The amorphous splashes and seamless shapes of Pollock, Rothko, De Kooning etc., were a global testament to the free accepting  democracy of the United States, and in fact the paintings of the Irascibles went on a tour of Europe to act as counter insurgence to the fascist propaganda (which is somewhat hypocritical).

This leads to the esoteric reputation that modern art currently has. To further distance modernist painting from its nemesis, figurative propaganda, modern art had to consider its accessibility. As was said above, because of its fairytale like nature, propaganda was accessible to all because, instead of communicating an emotion, which is a complicated and unique experience, it was dictating a command which is non-exclusive. So the work of the abstract expressionists are very much a theoretical rendering, and some knowledge is required to fully grasp their content.

A required education to understand the work, as un artistic as it may sound, is an important factor in the modern mind.

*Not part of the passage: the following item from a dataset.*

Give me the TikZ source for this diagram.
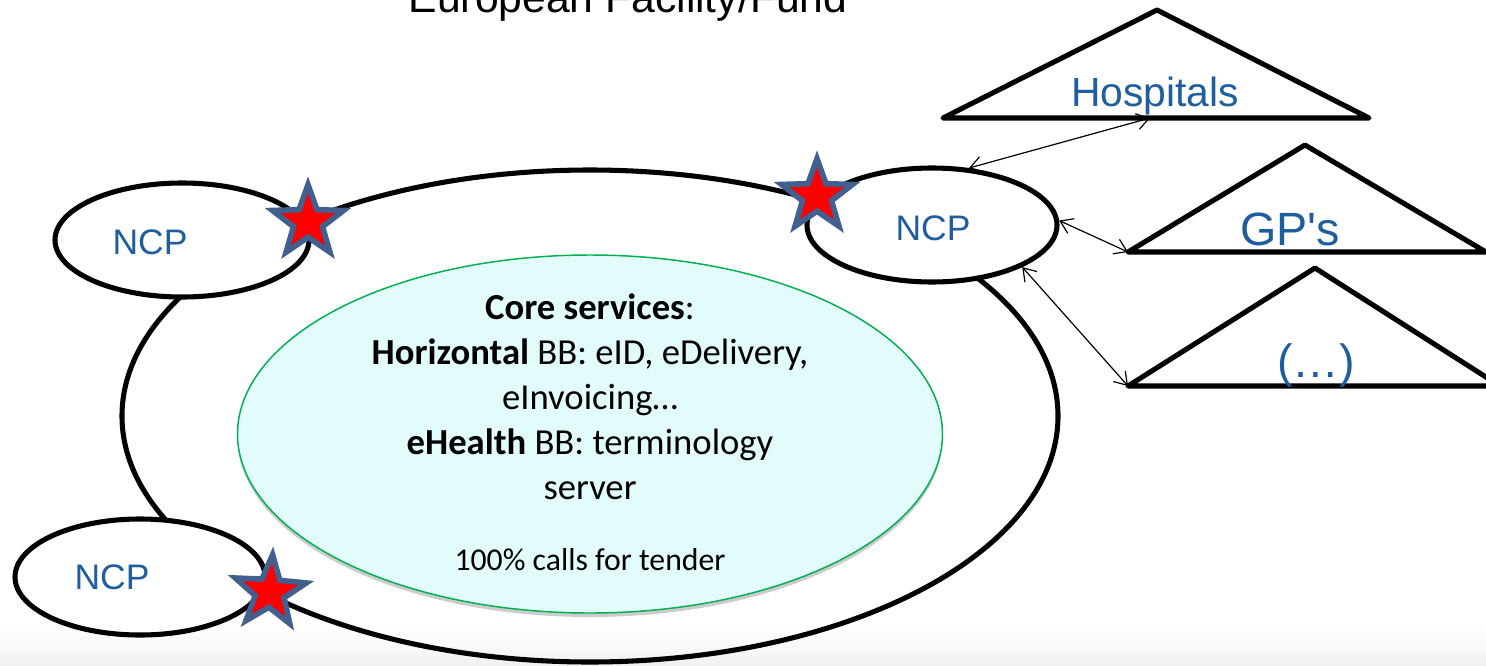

Its important because it places a filter on its applicants. If only people who are educated can appreciate modern art, that means only those who are willing to educate themselves in the subject, have access to it which makes it high culture, and it escapes the dull stare of the casual observer. Accordingly if its high culture it is high/fine art. So it is suppose to be difficult to understand because it forces the viewer to be disciplined and not have the painting being a visual buffet. The viewer has to THINK as well as look.

So the roots of modernism were not a goup of untalented and frustrated artist who rebelled at the figure because of lack of ability. On the contrary, many of them had academic training. However what the abstract expressionists were doing was striving to achieve a new form of expression that would transcend all physical borders because it depicted none. To use self reflexive mark making to reveal the process of art making, creation, and in that moment of creation, discover another person, the artist. Which at the time was not only the theoretical and artistic advancement but a political statement.

1 comment:

  1. Very insightful. Although I can't help but think that my criticism stems more from the recent phenomenon where schools have decided not to teach technique at all, and rather jump straight to abstract expressionism without any of the foundational work mastered by those who founded the Modernist movement. I also can't help but compare art with my original discipline, poetry. If one randomly strings together magnetic words on the refrigerator, and lets others decide their own meaning for the "poem," what is the role of the artist? How is this transcendent?